* **Work to do**:
Repeat, exactly and only, the lines from the beginning of the data through the line with "const NOISE_STEP = 0.125;". Pictures are left out.

* **Material provided**:
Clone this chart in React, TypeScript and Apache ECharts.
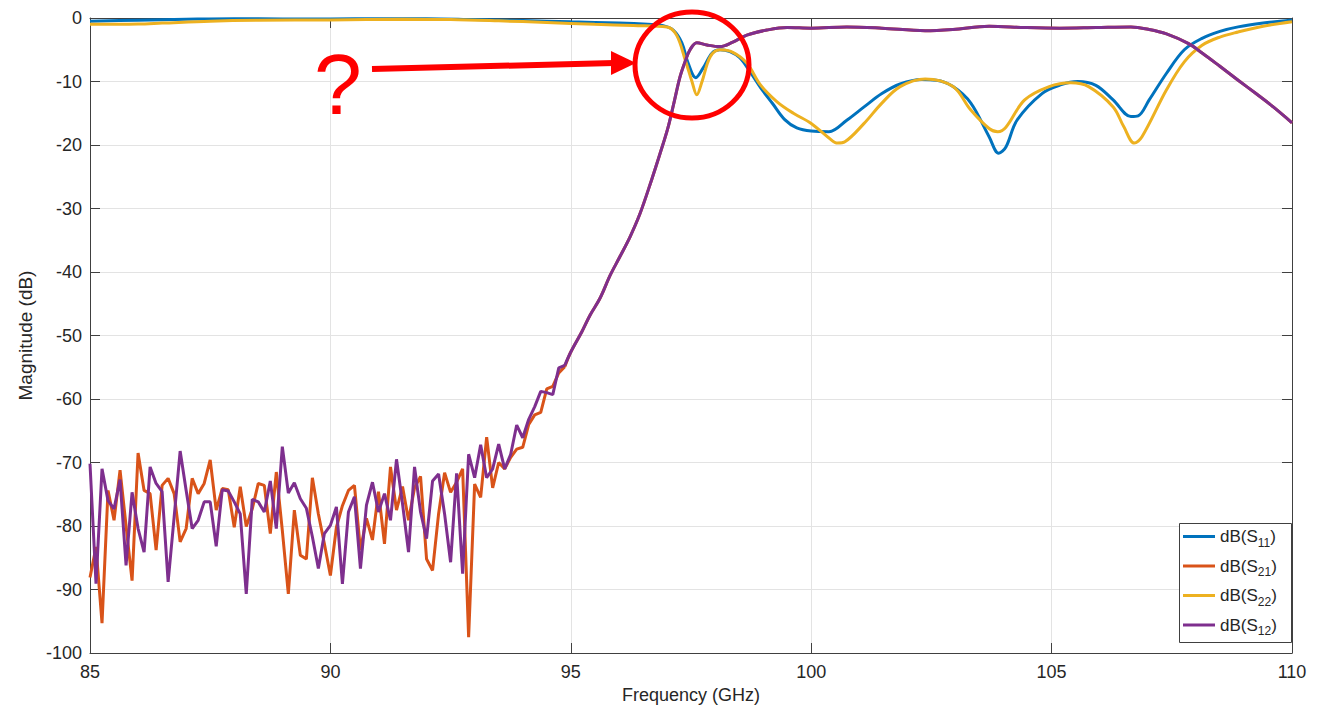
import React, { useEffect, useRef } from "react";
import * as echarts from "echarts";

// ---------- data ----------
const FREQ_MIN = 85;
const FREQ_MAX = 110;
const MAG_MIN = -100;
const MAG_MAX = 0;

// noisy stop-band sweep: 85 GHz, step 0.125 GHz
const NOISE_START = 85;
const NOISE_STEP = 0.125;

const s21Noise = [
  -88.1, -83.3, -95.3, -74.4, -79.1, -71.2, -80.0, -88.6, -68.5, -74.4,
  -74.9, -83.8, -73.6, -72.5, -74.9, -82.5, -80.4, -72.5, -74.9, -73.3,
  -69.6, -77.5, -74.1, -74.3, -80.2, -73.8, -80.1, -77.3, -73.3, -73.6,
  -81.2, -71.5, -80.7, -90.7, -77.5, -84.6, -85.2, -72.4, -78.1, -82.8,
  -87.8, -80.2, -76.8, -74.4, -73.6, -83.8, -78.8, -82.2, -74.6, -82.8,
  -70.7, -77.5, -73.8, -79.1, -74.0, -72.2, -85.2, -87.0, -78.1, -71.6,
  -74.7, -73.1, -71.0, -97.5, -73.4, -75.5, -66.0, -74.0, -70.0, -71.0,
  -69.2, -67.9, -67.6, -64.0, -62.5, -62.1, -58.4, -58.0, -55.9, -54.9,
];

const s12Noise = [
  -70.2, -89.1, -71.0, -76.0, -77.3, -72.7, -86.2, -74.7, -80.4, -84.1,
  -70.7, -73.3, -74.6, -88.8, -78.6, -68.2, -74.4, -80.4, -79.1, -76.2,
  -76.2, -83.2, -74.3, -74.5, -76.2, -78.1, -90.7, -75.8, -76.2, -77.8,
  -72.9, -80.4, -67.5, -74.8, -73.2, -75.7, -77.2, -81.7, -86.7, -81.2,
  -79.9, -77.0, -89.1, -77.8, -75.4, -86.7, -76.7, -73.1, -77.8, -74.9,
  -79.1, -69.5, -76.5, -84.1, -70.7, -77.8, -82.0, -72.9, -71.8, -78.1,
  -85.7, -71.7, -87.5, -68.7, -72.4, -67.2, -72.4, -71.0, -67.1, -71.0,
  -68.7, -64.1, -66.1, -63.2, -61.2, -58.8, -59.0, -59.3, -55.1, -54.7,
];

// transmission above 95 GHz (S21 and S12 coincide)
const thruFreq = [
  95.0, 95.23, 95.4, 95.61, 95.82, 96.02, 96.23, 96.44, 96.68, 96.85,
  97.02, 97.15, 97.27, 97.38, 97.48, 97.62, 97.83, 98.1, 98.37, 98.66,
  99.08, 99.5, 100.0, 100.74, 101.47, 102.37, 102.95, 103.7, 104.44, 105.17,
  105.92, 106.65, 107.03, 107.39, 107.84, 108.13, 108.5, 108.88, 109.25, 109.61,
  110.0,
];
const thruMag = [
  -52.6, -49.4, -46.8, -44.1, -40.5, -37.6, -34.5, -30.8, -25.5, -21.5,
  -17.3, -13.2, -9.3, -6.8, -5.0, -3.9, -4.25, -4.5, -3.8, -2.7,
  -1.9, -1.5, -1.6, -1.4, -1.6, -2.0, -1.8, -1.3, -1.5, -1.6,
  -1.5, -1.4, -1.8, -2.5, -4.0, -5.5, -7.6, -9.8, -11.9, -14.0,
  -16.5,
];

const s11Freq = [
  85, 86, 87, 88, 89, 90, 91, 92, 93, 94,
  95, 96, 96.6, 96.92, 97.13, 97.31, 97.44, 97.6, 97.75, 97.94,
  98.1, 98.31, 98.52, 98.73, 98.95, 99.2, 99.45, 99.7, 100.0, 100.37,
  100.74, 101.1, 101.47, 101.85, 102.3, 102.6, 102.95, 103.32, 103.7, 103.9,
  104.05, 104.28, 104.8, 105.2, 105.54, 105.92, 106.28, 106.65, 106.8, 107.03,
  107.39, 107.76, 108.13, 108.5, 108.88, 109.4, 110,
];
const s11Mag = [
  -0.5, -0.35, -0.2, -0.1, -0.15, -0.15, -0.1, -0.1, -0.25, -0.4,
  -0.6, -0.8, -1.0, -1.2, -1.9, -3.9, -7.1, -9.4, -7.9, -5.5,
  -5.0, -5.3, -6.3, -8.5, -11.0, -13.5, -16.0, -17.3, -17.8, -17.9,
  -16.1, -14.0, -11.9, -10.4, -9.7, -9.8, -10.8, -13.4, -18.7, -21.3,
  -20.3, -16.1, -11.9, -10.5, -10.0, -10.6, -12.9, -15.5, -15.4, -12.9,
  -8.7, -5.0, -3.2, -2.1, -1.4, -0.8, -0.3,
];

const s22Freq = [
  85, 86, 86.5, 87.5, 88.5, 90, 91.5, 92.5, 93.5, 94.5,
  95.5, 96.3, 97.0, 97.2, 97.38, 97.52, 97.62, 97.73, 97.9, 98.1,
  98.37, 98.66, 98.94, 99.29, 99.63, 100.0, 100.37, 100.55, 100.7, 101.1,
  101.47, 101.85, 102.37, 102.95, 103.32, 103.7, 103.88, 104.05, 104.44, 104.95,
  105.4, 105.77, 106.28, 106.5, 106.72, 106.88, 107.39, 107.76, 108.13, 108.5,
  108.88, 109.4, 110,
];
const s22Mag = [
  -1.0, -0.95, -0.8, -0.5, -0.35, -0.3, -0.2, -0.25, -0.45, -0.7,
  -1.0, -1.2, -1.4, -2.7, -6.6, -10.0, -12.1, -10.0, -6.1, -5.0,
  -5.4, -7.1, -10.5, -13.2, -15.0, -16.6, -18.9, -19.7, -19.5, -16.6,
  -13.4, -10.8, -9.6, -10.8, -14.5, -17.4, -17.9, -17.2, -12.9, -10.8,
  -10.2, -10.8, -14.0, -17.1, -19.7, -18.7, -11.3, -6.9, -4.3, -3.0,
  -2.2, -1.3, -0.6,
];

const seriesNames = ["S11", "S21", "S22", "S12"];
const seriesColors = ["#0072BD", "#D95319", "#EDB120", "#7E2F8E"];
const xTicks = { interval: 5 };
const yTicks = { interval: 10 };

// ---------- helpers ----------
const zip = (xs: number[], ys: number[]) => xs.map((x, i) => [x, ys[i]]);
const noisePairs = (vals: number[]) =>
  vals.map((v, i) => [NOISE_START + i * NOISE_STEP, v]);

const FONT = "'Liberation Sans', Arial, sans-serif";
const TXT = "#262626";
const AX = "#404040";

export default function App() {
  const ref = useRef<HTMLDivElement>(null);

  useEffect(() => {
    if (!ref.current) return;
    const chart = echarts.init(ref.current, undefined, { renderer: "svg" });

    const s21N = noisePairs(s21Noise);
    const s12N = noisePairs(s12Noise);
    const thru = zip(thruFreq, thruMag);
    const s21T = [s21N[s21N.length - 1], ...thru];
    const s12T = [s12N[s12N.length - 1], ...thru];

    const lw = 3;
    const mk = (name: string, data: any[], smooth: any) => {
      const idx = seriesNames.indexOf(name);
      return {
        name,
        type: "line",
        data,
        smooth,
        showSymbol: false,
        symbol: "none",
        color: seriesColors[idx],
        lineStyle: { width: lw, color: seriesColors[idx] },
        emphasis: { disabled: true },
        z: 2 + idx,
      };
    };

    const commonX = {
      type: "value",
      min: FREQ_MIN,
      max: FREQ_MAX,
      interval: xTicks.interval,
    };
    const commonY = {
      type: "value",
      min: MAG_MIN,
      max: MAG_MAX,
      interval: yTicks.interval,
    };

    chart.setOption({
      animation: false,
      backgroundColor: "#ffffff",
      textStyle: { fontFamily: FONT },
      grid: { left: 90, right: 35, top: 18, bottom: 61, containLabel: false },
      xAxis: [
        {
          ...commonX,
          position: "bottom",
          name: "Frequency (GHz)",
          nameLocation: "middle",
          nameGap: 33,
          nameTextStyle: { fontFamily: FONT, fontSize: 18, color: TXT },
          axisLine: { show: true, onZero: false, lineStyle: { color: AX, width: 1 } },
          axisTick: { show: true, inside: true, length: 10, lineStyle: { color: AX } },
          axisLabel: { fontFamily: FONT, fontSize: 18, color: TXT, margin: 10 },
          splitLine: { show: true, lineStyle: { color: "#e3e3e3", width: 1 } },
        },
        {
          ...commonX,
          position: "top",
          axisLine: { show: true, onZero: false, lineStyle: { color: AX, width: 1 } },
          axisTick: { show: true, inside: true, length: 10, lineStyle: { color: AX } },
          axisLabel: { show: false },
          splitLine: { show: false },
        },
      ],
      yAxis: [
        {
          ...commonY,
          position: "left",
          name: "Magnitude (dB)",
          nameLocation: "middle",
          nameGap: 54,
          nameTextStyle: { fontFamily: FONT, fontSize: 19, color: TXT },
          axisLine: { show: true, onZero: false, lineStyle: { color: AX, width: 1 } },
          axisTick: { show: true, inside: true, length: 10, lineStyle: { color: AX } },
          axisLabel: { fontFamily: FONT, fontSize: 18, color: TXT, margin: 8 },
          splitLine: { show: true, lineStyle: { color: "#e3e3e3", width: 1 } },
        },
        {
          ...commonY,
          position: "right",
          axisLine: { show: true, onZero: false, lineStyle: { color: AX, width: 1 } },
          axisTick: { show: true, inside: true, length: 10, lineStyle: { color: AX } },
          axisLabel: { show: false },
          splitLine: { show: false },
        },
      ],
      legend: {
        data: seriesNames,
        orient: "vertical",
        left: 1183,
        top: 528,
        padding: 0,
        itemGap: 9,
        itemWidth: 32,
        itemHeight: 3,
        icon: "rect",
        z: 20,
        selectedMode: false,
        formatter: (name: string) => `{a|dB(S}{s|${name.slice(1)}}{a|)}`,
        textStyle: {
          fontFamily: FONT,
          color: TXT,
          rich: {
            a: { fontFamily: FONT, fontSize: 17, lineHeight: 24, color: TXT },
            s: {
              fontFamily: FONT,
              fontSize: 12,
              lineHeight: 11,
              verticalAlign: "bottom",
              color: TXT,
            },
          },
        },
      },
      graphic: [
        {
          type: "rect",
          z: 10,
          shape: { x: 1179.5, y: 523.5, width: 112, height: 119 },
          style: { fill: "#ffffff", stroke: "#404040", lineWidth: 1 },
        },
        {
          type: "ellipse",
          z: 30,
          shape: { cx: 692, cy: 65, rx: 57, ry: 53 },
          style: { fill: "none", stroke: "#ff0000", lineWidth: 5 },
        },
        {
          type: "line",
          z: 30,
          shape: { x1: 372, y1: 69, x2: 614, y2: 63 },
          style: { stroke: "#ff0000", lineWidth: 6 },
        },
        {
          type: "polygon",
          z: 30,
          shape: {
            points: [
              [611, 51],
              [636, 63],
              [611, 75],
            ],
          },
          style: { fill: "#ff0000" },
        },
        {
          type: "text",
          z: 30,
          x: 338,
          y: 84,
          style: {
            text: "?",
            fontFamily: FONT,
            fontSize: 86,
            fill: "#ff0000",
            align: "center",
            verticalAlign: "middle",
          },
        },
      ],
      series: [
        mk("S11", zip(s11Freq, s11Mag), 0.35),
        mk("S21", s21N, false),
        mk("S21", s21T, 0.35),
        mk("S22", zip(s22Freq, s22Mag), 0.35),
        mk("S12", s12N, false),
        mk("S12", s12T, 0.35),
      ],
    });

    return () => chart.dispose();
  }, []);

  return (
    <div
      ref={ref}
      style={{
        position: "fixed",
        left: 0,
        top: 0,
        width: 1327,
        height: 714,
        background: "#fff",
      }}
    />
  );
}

* **Solution to this task**:
Clone this chart in React, TypeScript and Apache ECharts.
import React, { useEffect, useRef } from "react";
import * as echarts from "echarts";

// ---------- data ----------
const FREQ_MIN = 85;
const FREQ_MAX = 110;
const MAG_MIN = -100;
const MAG_MAX = 0;

// noisy stop-band sweep: 85 GHz, step 0.125 GHz
const NOISE_START = 85;
const NOISE_STEP = 0.125;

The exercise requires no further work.